— PROMPT —
Pictures excluded, return the lines below from the first through the line holding "const yTicks = [0,1000,2000,3000,4000,5000,6000,7000,8000];".

-- BEGIN AVAILABLE DATA --

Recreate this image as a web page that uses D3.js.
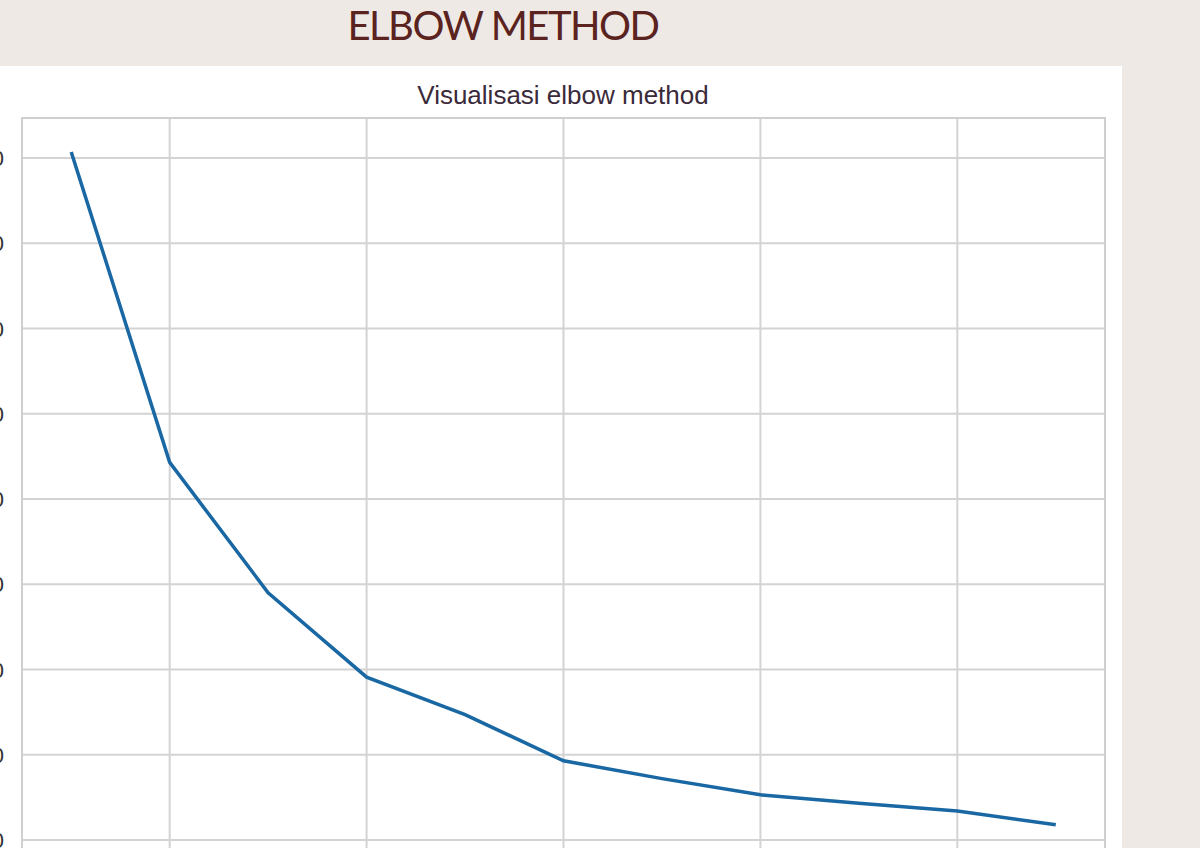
<!DOCTYPE html>
<html><head><meta charset="utf-8">
<script src="https://cdn.jsdelivr.net/npm/d3@7"></script>
<style>body{margin:0;background:#efe9e5;overflow:hidden}</style>
</head><body>
<svg id="c" width="1200" height="848"></svg>
<script>
const kValues = [1,2,3,4,5,6,7,8,9,10,11];
const inertia = [8070,4430,2900,1910,1470,930,720,530,430,340,180];
const xTicks = [2,4,6,8,10];
const yTicks = [0,1000,2000,3000,4000,5000,6000,7000,8000];

const svg = d3.select("#c");
svg.append("rect").attr("x",0).attr("y",0).attr("width",1200).attr("height",848).attr("fill","#efe9e5");
svg.append("rect").attr("x",0).attr("y",66).attr("width",1122).attr("height",782).attr("fill","#ffffff");
svg.append("text").attr("x",503).attr("y",40).attr("text-anchor","middle")
  .attr("font-family","Lato, 'Open Sans', sans-serif").attr("font-size",40).attr("font-weight",400)
  .attr("fill","#5a2320").attr("letter-spacing","-1.5").text("ELBOW METHOD");
svg.append("text").attr("x",563).attr("y",104).attr("text-anchor","middle")
  .attr("font-family","'Liberation Sans', Arial, sans-serif").attr("font-size",26)
  .attr("fill","#3a2a3a").text("Visualisasi elbow method");

const L=22,R=1105,T=118;
const x=d3.scaleLinear().domain([0.5,11.5]).range([L,R]);
const y=d3.scaleLinear().domain([0,8000]).range([840,158]);
const B=y(-500);

const g=svg.append("g");
g.selectAll(".vx").data(xTicks).join("line").attr("x1",d=>x(d)).attr("x2",d=>x(d)).attr("y1",T).attr("y2",B)
  .attr("stroke","#d3d3d3").attr("stroke-width",2);
g.selectAll(".hy").data(yTicks).join("line").attr("y1",d=>y(d)).attr("y2",d=>y(d)).attr("x1",L).attr("x2",R)
  .attr("stroke","#d3d3d3").attr("stroke-width",2);
g.append("rect").attr("x",L).attr("y",T).attr("width",R-L).attr("height",B-T)
  .attr("fill","none").attr("stroke","#cfcfcf").attr("stroke-width",2);
g.selectAll(".yl").data(yTicks).join("text").attr("x",4).attr("y",d=>y(d)+8).attr("text-anchor","end")
  .attr("font-family","'Liberation Sans', Arial, sans-serif").attr("font-size",22).attr("fill","#333").text(d=>d);

const line=d3.line().x((d,i)=>x(kValues[i])).y(d=>y(d));
g.append("path").datum(inertia).attr("d",line).attr("fill","none").attr("stroke","#1967a3").attr("stroke-width",3.5);
</script>
</body></html>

-- END AVAILABLE DATA --

— FINISHED TASK —
Recreate this image as a web page that uses D3.js.
<!DOCTYPE html>
<html><head><meta charset="utf-8">
<script src="https://cdn.jsdelivr.net/npm/d3@7"></script>
<style>body{margin:0;background:#efe9e5;overflow:hidden}</style>
</head><body>
<svg id="c" width="1200" height="848"></svg>
<script>
const kValues = [1,2,3,4,5,6,7,8,9,10,11];
const inertia = [8070,4430,2900,1910,1470,930,720,530,430,340,180];
const xTicks = [2,4,6,8,10];
const yTicks = [0,1000,2000,3000,4000,5000,6000,7000,8000];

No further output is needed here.